On November 11, 2019, a magnitude 4.9 earthquake caused hundreds of houses to partially collapse in the villages of Le Teil and Saint-Thomé in southwest France. The fact that these houses were centuries old and previous earthquakes had been too small to disturb their stones testified to the exceptional nature of this event, setting off a search for a cause.

Initial suspicion focused on a nearby quarry, but further research has now pointed the blame on heavy rains the month before. That’s actually much more of a worry in terms of precedent. When we try to estimate the cost of rising temperatures, we include sea levels, and worsening droughts, floods, and storms, but few calculations take movements of the Earth itself into account.

Scientists at the Bureau de Recherches Géologiques et Minières constructed a 3D geological model of the region around the earthquake site and factored in the rocks taken from the quarry since 1850. The reduced weight from the exported rocks shifts forces in the area, but this has certainly been a slow process.

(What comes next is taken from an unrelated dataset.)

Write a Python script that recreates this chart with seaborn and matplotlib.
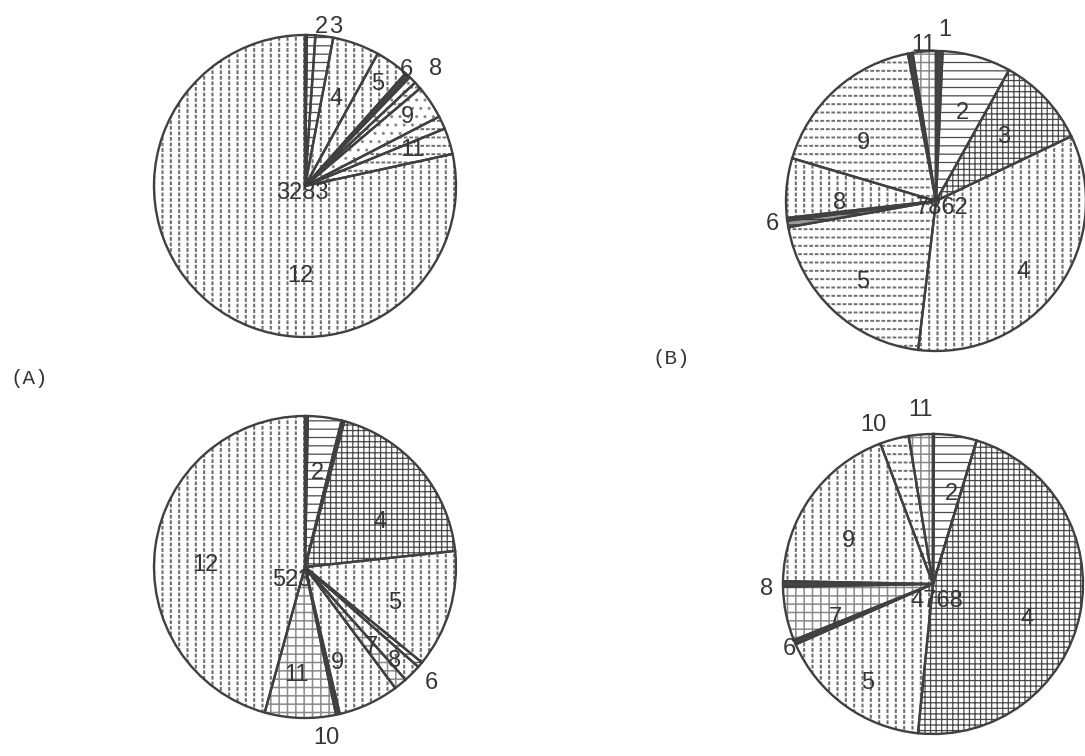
import matplotlib
matplotlib.use("Agg")
import numpy as np
import matplotlib.pyplot as plt
import seaborn as sns

sns.set_theme(style="white")
plt.rcParams["font.family"] = ["Liberation Sans", "DejaVu Sans"]
plt.rcParams["hatch.linewidth"] = 1.0

# ---------------- data (percent of total, slices 1..12, clockwise from top) ----------------
slice_ids = [str(i) for i in range(1, 13)]
pct_a = [0.2, 0.9, 1.9, 5.0, 3.6, 0.6, 0.8, 0.8, 3.6, 1.4, 2.8, 78.4]
pct_b = [0.7, 7.4, 9.8, 34.0, 20.3, 0.7, 0.3, 6.4, 17.4, 0.5, 2.5, 0.0]
pct_c = [0.3, 3.6, 0.3, 19.1, 12.6, 0.6, 1.9, 1.4, 6.5, 0.4, 7.6, 45.7]
pct_d = [0.1, 4.6, 0.0, 46.9, 16.8, 0.5, 5.8, 0.6, 19.0, 3.1, 2.6, 0.0]
totals = ["3283", "7862", "523", "4768"]
panel_tags = ["(A)", "(B)"]

# ---------------- style ----------------
W, H = 1085, 756
# face, hatch, hatch colour, hatch lw, white "breaker" hatch (for dashed look), breaker lw
pattern = {
    "H": dict(face="white", hatch="--", hc="#4a4a4a", hlw=0.9, brk=None),
    "X": dict(face="white", hatch="+++", hc="#4a4a4a", hlw=0.9, brk=None),
    "V": dict(face="white", hatch="||", hc="#6e6e6e", hlw=1.5, brk="---", blw=1.3),
    "D": dict(face="white", hatch="--", hc="#6e6e6e", hlw=1.4, brk="|||", blw=1.3),
    "G": dict(face="white", hatch="++", hc="#8a8a8a", hlw=1.1, brk=None),
    "S": dict(face="white", hatch="..", hc="#888888", hlw=1.0, brk=None),
    "M": dict(face="#9a9a9a", hatch="---", hc="#3a3a3a", hlw=1.0, brk=None),
    "K": dict(face="#454545", hatch="", hc="#454545", hlw=1.0, brk=None),
}
pies = [
    dict(vals=pct_a, center=(305, 186), r=151, tot=totals[0], toff=(-3, 7),
         pats="K H H V V K S D S D D V".split(),
         labels=[("2", 1, 1.06, 3.7), ("3", 2, 1.07, 3.5), ("4", 3, 0.61, 0),
                 ("5", 4, 0.83, 0), ("6", 5, 1.02, -1.7), ("8", 7, 1.16, 0),
                 ("9", 8, 0.82, 0), ("11", 10, 0.75, -1.4), ("12", 11, 0.6, -36)]),
    dict(vals=pct_b, center=(936, 201), r=150, tot=totals[1], toff=(6, 7),
         pats="K H X V D M K V D K G V".split(),
         labels=[("1", 0, 1.14, 1.8), ("11", 10, 1.04, 0), ("2", 1, 0.61, 0.7),
                 ("3", 2, 0.62, 0), ("4", 3, 0.75, 3.7), ("5", 4, 0.73, -1),
                 ("6", 5, 1.1, 0.7), ("8", 7, 0.64, -6), ("9", 8, 0.62, -9.5)]),
    dict(vals=pct_c, center=(305, 567), r=151, tot=totals[2], toff=(-13, 13),
         pats="K H K X V H V G V K G V".split(),
         labels=[("2", 1, 0.63, 0), ("4", 3, 0.58, 9.7), ("5", 4, 0.64, 5),
                 ("6", 5, 1.14, 2.2), ("7", 6, 0.69, 5.5), ("8", 7, 0.86, -4.5),
                 ("9", 8, 0.67, 6.3), ("10", 9, 1.14, 5.5), ("11", 10, 0.72, 2.6),
                 ("12", 11, 0.66, -6.6)]),
    dict(vals=pct_d, center=(933, 584), r=150, tot=totals[3], toff=(4, 17),
         pats="K H X X V K G K V D G V".split(),
         labels=[("10", 9, 1.13, -5.5), ("11", 10, 1.16, 0.5), ("2", 1, 0.61, 3.2),
                 ("4", 3, 0.67, 9), ("5", 4, 0.79, -2.3), ("6", 5, 1.05, -1.6),
                 ("7", 6, 0.69, -7.6), ("8", 7, 1.11, -1.7), ("9", 8, 0.63, -8.4)]),
]


def set_hlw(patch, lw):
    if hasattr(patch, "set_hatch_linewidth"):
        patch.set_hatch_linewidth(lw)


fig = plt.figure(figsize=(W / 100, H / 100), dpi=100)
fig.patch.set_facecolor("white")
ax = fig.add_axes([0, 0, 1, 1])

txt_col = "#363636"
for p in pies:
    cx, cy = p["center"][0], H - p["center"][1]
    r = p["r"]
    # hatch layer
    wedges, _ = ax.pie(p["vals"], startangle=90, counterclock=False,
                       center=(cx, cy), radius=r, frame=False,
                       wedgeprops=dict(linewidth=0))
    for w, key in zip(wedges, p["pats"]):
        st = pattern[key]
        w.set_facecolor(st["face"])
        w.set_edgecolor(st["hc"])
        w.set_hatch(st["hatch"])
        w.set_linewidth(0)
        set_hlw(w, st["hlw"])
    # white breaker layer -> dashed hatch look
    brk, _ = ax.pie(p["vals"], startangle=90, counterclock=False,
                    center=(cx, cy), radius=r, frame=False,
                    wedgeprops=dict(fill=False, linewidth=0))
    for w, key in zip(brk, p["pats"]):
        st = pattern[key]
        if st["brk"]:
            w.set_edgecolor("white")
            w.set_hatch(st["brk"])
            set_hlw(w, st["blw"])
        else:
            w.set_visible(False)
    # outline layer
    ax.pie(p["vals"], startangle=90, counterclock=False,
           center=(cx, cy), radius=r, frame=False,
           wedgeprops=dict(fill=False, edgecolor="#404040", linewidth=1.7))
    # slice labels
    for text, idx, dist, shift in p["labels"]:
        w = wedges[idx]
        ang = np.deg2rad((w.theta1 + w.theta2) / 2 - shift)
        ax.text(cx + dist * r * np.cos(ang), cy + dist * r * np.sin(ang), text,
                ha="center", va="center", fontsize=17, color=txt_col)
    ax.text(cx + p["toff"][0], cy - p["toff"][1], p["tot"], ha="center",
            va="center", fontsize=17, color=txt_col)

mono = ["Liberation Mono", "DejaVu Sans Mono"]
ax.text(29, H - 378, panel_tags[0], ha="center", va="center", fontsize=15,
        family=mono, color=txt_col)
ax.text(671, H - 358, panel_tags[1], ha="center", va="center", fontsize=15,
        family=mono, color=txt_col)

ax.set_xlim(0, W)
ax.set_ylim(0, H)
ax.set_aspect("equal")
ax.axis("off")
fig.savefig("out.png", dpi=100, facecolor="white")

In contrast, an influx of groundwater and hydrated soils as a result of intense rains took place in just the previous month when major floods hit the region. The researchers used soil moisture data from the SMOS satellite to estimate water infiltration. They found pressure from this extra water was at its highest for at least 10 years just before the quake, reaching almost 1 million pascals 1.2 kilometers (0.7 miles) beneath the surface near the point where two fault lines meet. They estimated the pressures produced by the water were 2.5 times those released by the quarrying and think this could have been enough to trigger shallow fault lines in the area.

The earthquake took place at a depth of around 1 kilometer (0.6 miles), unusually close to the surface, explaining why so much damage could be done, albeit over a small region, by a relatively modest quake.

Whether or not the 2019 floods can be attributed to human-induced climate change, there is little doubt events like this will become more serious and extreme in future.

The pressure produced by fracking for oil and gas, particularly the disposal of wastewater afterward, has been blamed for an upsurge in earthquakes at many locations across the world. This finding shows that fossil fuels can make the Earth move long after they were extracted.

The study is published in Remote Sensing.